## Begin

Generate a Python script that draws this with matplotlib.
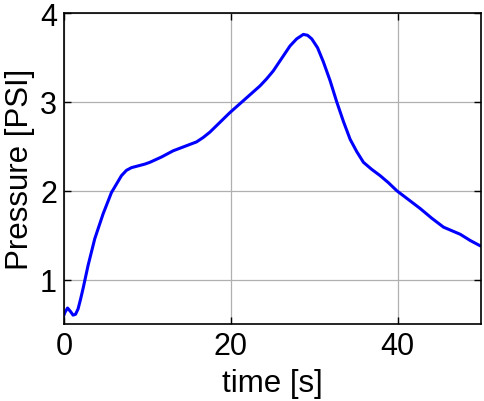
import matplotlib.pyplot as plt

# values
time_s = [0.0, 0.12, 0.44, 0.8, 1.1, 1.4, 1.7, 2.0, 2.3, 2.9, 3.7, 4.7, 5.7,
          6.9, 7.5, 8.1, 8.9, 9.7, 10.3, 11.7, 13.1, 14.5, 15.9, 16.7, 17.5,
          18.7, 19.9, 21.1, 22.3, 23.5, 24.3, 25.1, 26.1, 27.1, 27.9, 28.7,
          29.2, 29.7, 30.4, 31.1, 31.9, 32.7, 33.5, 34.3, 35.1, 35.9, 36.9,
          37.9, 38.9, 39.9, 41.3, 42.7, 44.1, 45.5, 46.5, 47.5, 48.7, 49.9, 50.0]
pressure = [0.60, 0.63, 0.68, 0.64, 0.60, 0.61, 0.67, 0.78, 0.90, 1.16, 1.46,
            1.74, 1.98, 2.17, 2.23, 2.26, 2.28, 2.30, 2.32, 2.38, 2.45, 2.50,
            2.55, 2.60, 2.66, 2.77, 2.88, 2.98, 3.08, 3.18, 3.26, 3.35, 3.49,
            3.63, 3.71, 3.76, 3.75, 3.71, 3.61, 3.45, 3.24, 3.00, 2.78, 2.58,
            2.44, 2.32, 2.24, 2.17, 2.09, 2.00, 1.90, 1.80, 1.69, 1.59, 1.55,
            1.51, 1.44, 1.38, 1.38]

x_ticks = [0, 20, 40]
y_ticks = [1, 2, 3, 4]

plt.rcParams['font.family'] = ['Liberation Sans', 'DejaVu Sans']

fig = plt.figure(figsize=(4.84, 4.02), dpi=100)
ax = fig.add_axes([0.132, 0.1915, 0.862, 0.7735])
ax.plot(time_s, pressure, color='#0000ff', linewidth=2.2)

ax.set_xlim(0, 50)
ax.set_ylim(0.5, 4)
ax.set_xticks(x_ticks)
ax.set_yticks(y_ticks)
ax.grid(True, color='#b0b0b0', linewidth=0.9)
ax.tick_params(direction='in', top=True, right=True, labelsize=22,
               length=5, width=1)
ax.tick_params(axis='x', pad=5)
ax.tick_params(axis='y', pad=5)
for sp in ax.spines.values():
    sp.set_linewidth(1.2)

ax.set_xlabel('time [s]', fontsize=22.5, labelpad=5)
ax.set_ylabel('Pressure [PSI]', fontsize=22.5)
ax.yaxis.set_label_coords(-0.069, 0.5)

fig.savefig('out.png', dpi=100)
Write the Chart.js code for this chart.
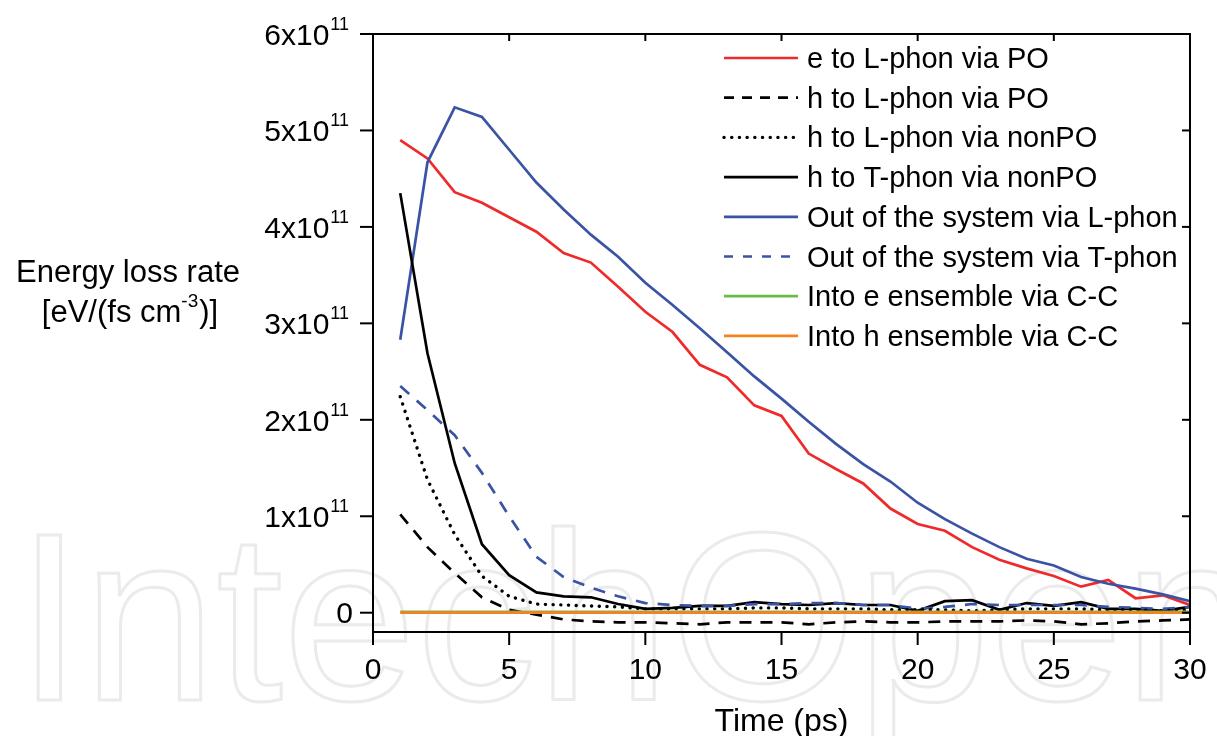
<!DOCTYPE html>
<html>
<head>
<meta charset="utf-8">
<title>Energy loss rate</title>
<script src="https://cdn.jsdelivr.net/npm/chart.js@4.4.1/dist/chart.umd.min.js"></script>
<style>
  html, body { margin: 0; padding: 0; background: #fff; }
  #wrap { width: 1217px; height: 736px; }
</style>
</head>
<body>
<div id="wrap"><canvas id="chart" width="1217" height="736"></canvas></div>
<script>
// time axis (ps) and series values, in units of 1e11 eV/(fs cm^-3)
const timePs = [1, 2, 3, 4, 5, 6, 7, 8, 9, 10, 11, 12, 13, 14, 15, 16, 17, 18, 19, 20, 21, 22, 23, 24, 25, 26, 27, 28, 29, 30];

const eToLphonPO = [4.90, 4.71, 4.36, 4.25, 4.10, 3.95, 3.73, 3.63, 3.38, 3.12, 2.91, 2.57, 2.44, 2.15, 2.04,
                    1.65, 1.49, 1.34, 1.08, 0.92, 0.85, 0.68, 0.55, 0.46, 0.38, 0.27, 0.34, 0.15, 0.18, 0.08];
const hToLphonPO = [1.02, 0.68, 0.41, 0.16, 0.03, -0.02, -0.07, -0.09, -0.10, -0.10, -0.11, -0.12, -0.10, -0.10, -0.10,
                    -0.12, -0.10, -0.09, -0.10, -0.10, -0.09, -0.09, -0.09, -0.08, -0.09, -0.12, -0.11, -0.09, -0.08, -0.07];
const hToLphonNonPO = [2.24, 1.38, 0.81, 0.38, 0.17, 0.09, 0.08, 0.07, 0.06, 0.04, 0.04, 0.04, 0.04, 0.05, 0.05,
                       0.04, 0.04, 0.04, 0.03, 0.03, 0.03, 0.02, 0.03, 0.04, 0.04, 0.04, 0.03, 0.03, 0.02, 0.03];
const hToTphonNonPO = [4.35, 2.69, 1.55, 0.71, 0.39, 0.21, 0.17, 0.16, 0.09, 0.04, 0.05, 0.07, 0.07, 0.11, 0.09,
                       0.08, 0.10, 0.08, 0.08, 0.02, 0.12, 0.13, 0.03, 0.10, 0.07, 0.11, 0.04, 0.04, 0.02, 0.06];
const outViaLphon = [2.83, 4.67, 5.24, 5.14, 4.80, 4.46, 4.18, 3.92, 3.69, 3.42, 3.19, 2.95, 2.70, 2.45, 2.22,
                     1.98, 1.75, 1.54, 1.36, 1.14, 0.97, 0.82, 0.68, 0.56, 0.49, 0.37, 0.30, 0.25, 0.19, 0.12];
const outViaTphon = [2.35, 2.10, 1.84, 1.45, 1.00, 0.58, 0.37, 0.26, 0.17, 0.10, 0.08, 0.07, 0.07, 0.09, 0.09,
                     0.10, 0.10, 0.08, 0.08, 0.04, 0.06, 0.09, 0.08, 0.08, 0.08, 0.08, 0.06, 0.05, 0.04, 0.06];
const intoEviaCC = [0.01, 0.01, 0.01, 0.01, 0.01, 0.01, 0.01, 0.01, 0.01, 0.01, 0.01, 0.01, 0.01, 0.01, 0.01,
                    0.01, 0.01, 0.01, 0.01, 0.01, 0.01, 0.01, 0.01, 0.01, 0.01, 0.01, 0.01, 0.01, 0.01, 0.01];
const intoHviaCC = [0, 0, 0, 0, 0, 0, 0, 0, 0, 0, 0, 0, 0, 0, 0,
                    0, 0, 0, 0, 0, 0, 0, 0, 0, 0, 0, 0, 0, 0, 0];

const seriesLabels = ['e to L-phon via PO', 'h to L-phon via PO', 'h to L-phon via nonPO', 'h to T-phon via nonPO',
                      'Out of the system via L-phon', 'Out of the system via T-phon', 'Into e ensemble via C-C', 'Into h ensemble via C-C'];
const xTicks = [0, 5, 10, 15, 20, 25, 30];
const yTicks = [0, 1, 2, 3, 4, 5, 6];

const FONT = '"Liberation Sans", Arial, sans-serif';
const RED = '#ee2a2a', BLUE = '#3a53a4', BLACK = '#000000', GREEN = '#69bd45', ORANGE = '#f58220';

function pts(arr) {
    return arr.map((v, i) => ({ x: timePs[i], y: v }));
}

function ds(label, arr, color, dash, cap) {
    return {
        label: label,
        data: pts(arr),
        borderColor: color,
        backgroundColor: color,
        borderWidth: dash && dash[0] < 1 ? 3.4 : 2.7,
        borderDash: dash || [],
        borderCapStyle: cap || 'butt',
        pointRadius: 0,
        tension: 0,
        fill: false
    };
}

// first dataset ends up on top
const datasets = [
    ds(seriesLabels[7], intoHviaCC, ORANGE),
    ds(seriesLabels[6], intoEviaCC, GREEN),
    ds(seriesLabels[1], hToLphonPO, BLACK, [12, 9]),
    ds(seriesLabels[2], hToLphonNonPO, BLACK, [0.1, 7.6], 'round'),
    ds(seriesLabels[5], outViaTphon, BLUE, [12, 10]),
    ds(seriesLabels[3], hToTphonNonPO, BLACK),
    ds(seriesLabels[4], outViaLphon, BLUE),
    ds(seriesLabels[0], eToLphonPO, RED)
];

// legend order and styles as in the figure
const legendItems = [
    { text: seriesLabels[0], color: RED, dash: [] },
    { text: seriesLabels[1], color: BLACK, dash: [10, 8] },
    { text: seriesLabels[2], color: BLACK, dash: [0.1, 7.6], cap: 'round', width: 3.4 },
    { text: seriesLabels[3], color: BLACK, dash: [] },
    { text: seriesLabels[4], color: BLUE, dash: [] },
    { text: seriesLabels[5], color: BLUE, dash: [9, 10] },
    { text: seriesLabels[6], color: GREEN, dash: [] },
    { text: seriesLabels[7], color: ORANGE, dash: [] }
];

function line(ctx, x1, y1, x2, y2) {
    ctx.beginPath();
    ctx.moveTo(x1, y1);
    ctx.lineTo(x2, y2);
    ctx.stroke();
}

const watermark = {
    id: 'watermark',
    beforeDatasetsDraw(chart) {
        const ctx = chart.ctx;
        ctx.save();
        ctx.font = '240px ' + FONT;
        ctx.strokeStyle = '#ebebeb';
        ctx.lineWidth = 3;
        ctx.textBaseline = 'alphabetic';
        ctx.textAlign = 'left';
        ctx.strokeText('IntechOpen', 16, 700);
        ctx.restore();
    }
};

const frame = {
    id: 'frame',
    afterDraw(chart) {
        const { ctx, chartArea: a, scales: { x, y } } = chart;
        ctx.save();
        ctx.strokeStyle = '#000';
        ctx.lineWidth = 2;
        ctx.setLineDash([]);
        ctx.strokeRect(a.left, a.top, a.right - a.left, a.bottom - a.top);

        ctx.fillStyle = '#000';
        // x axis ticks and labels
        ctx.font = '30px ' + FONT;
        ctx.textAlign = 'center';
        ctx.textBaseline = 'alphabetic';
        xTicks.forEach(v => {
            const px = x.getPixelForValue(v);
            line(ctx, px, a.bottom, px, a.bottom + 13);
            line(ctx, px, a.top, px, a.top + 7);
            ctx.fillText(String(v), px, 679);
        });

        // y axis ticks and labels (Nx10^11)
        yTicks.forEach(v => {
            const py = y.getPixelForValue(v);
            line(ctx, a.left - 13, py, a.left, py);
            line(ctx, a.right - 8, py, a.right, py);
            const right = v === 0 ? 353 : 349;
            ctx.textAlign = 'right';
            if (v === 0) {
                ctx.font = '30px ' + FONT;
                ctx.fillText('0', right, py + 10);
            } else {
                ctx.font = '18px ' + FONT;
                const supW = ctx.measureText('11').width + 1;
                ctx.fillText('11', right, py - 4);
                ctx.font = '30px ' + FONT;
                ctx.fillText(v + 'x10', right - supW, py + 11);
            }
        });

        // axis titles
        ctx.textAlign = 'center';
        ctx.font = '32px ' + FONT;
        ctx.fillText('Time (ps)', (a.left + a.right) / 2, 731);

        ctx.font = '31px ' + FONT;
        ctx.fillText('Energy loss rate', 128, 282);
        const p1 = '[eV/(fs cm', sup = '-3', p2 = ')]';
        const w1 = ctx.measureText(p1).width, w2 = ctx.measureText(p2).width;
        ctx.font = '19px ' + FONT;
        const ws = ctx.measureText(sup).width + 1;
        let sx = 130 - (w1 + ws + w2) / 2;
        ctx.textAlign = 'left';
        ctx.font = '31px ' + FONT;
        ctx.fillText(p1, sx, 322);
        ctx.font = '19px ' + FONT;
        ctx.fillText(sup, sx + w1, 307);
        ctx.font = '31px ' + FONT;
        ctx.fillText(p2, sx + w1 + ws, 322);

        // legend
        ctx.textBaseline = 'middle';
        legendItems.forEach((it, i) => {
            const ly = 58 + i * 39.7;
            ctx.strokeStyle = it.color;
            ctx.lineWidth = it.width || 2.7;
            ctx.lineCap = it.cap || 'butt';
            ctx.setLineDash(it.dash);
            line(ctx, 724, ly, 798, ly);
            ctx.setLineDash([]);
            ctx.fillStyle = '#000';
            ctx.font = '29px ' + FONT;
            ctx.fillText(it.text, 807, ly + 2);
        });
        ctx.restore();
    }
};

new Chart(document.getElementById('chart'), {
    type: 'line',
    data: { datasets: datasets },
    options: {
        responsive: false,
        animation: false,
        layout: { padding: { left: 373, right: 27, top: 34, bottom: 104 } },
        plugins: { legend: { display: false }, tooltip: { enabled: false } },
        scales: {
            x: { type: 'linear', min: 0, max: 30, display: false },
            y: { type: 'linear', min: -0.2, max: 6, display: false }
        }
    },
    plugins: [watermark, frame]
});
</script>
</body>
</html>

## End

Restate word for word only the lines from where the entries begin through the one with "1.51, 1.44, 1.38, 1.38]"; omit the pictures.

Response to this task:
Generate a Python script that draws this with matplotlib.
import matplotlib.pyplot as plt

# values
time_s = [0.0, 0.12, 0.44, 0.8, 1.1, 1.4, 1.7, 2.0, 2.3, 2.9, 3.7, 4.7, 5.7,
          6.9, 7.5, 8.1, 8.9, 9.7, 10.3, 11.7, 13.1, 14.5, 15.9, 16.7, 17.5,
          18.7, 19.9, 21.1, 22.3, 23.5, 24.3, 25.1, 26.1, 27.1, 27.9, 28.7,
          29.2, 29.7, 30.4, 31.1, 31.9, 32.7, 33.5, 34.3, 35.1, 35.9, 36.9,
          37.9, 38.9, 39.9, 41.3, 42.7, 44.1, 45.5, 46.5, 47.5, 48.7, 49.9, 50.0]
pressure = [0.60, 0.63, 0.68, 0.64, 0.60, 0.61, 0.67, 0.78, 0.90, 1.16, 1.46,
            1.74, 1.98, 2.17, 2.23, 2.26, 2.28, 2.30, 2.32, 2.38, 2.45, 2.50,
            2.55, 2.60, 2.66, 2.77, 2.88, 2.98, 3.08, 3.18, 3.26, 3.35, 3.49,
            3.63, 3.71, 3.76, 3.75, 3.71, 3.61, 3.45, 3.24, 3.00, 2.78, 2.58,
            2.44, 2.32, 2.24, 2.17, 2.09, 2.00, 1.90, 1.80, 1.69, 1.59, 1.55,
            1.51, 1.44, 1.38, 1.38]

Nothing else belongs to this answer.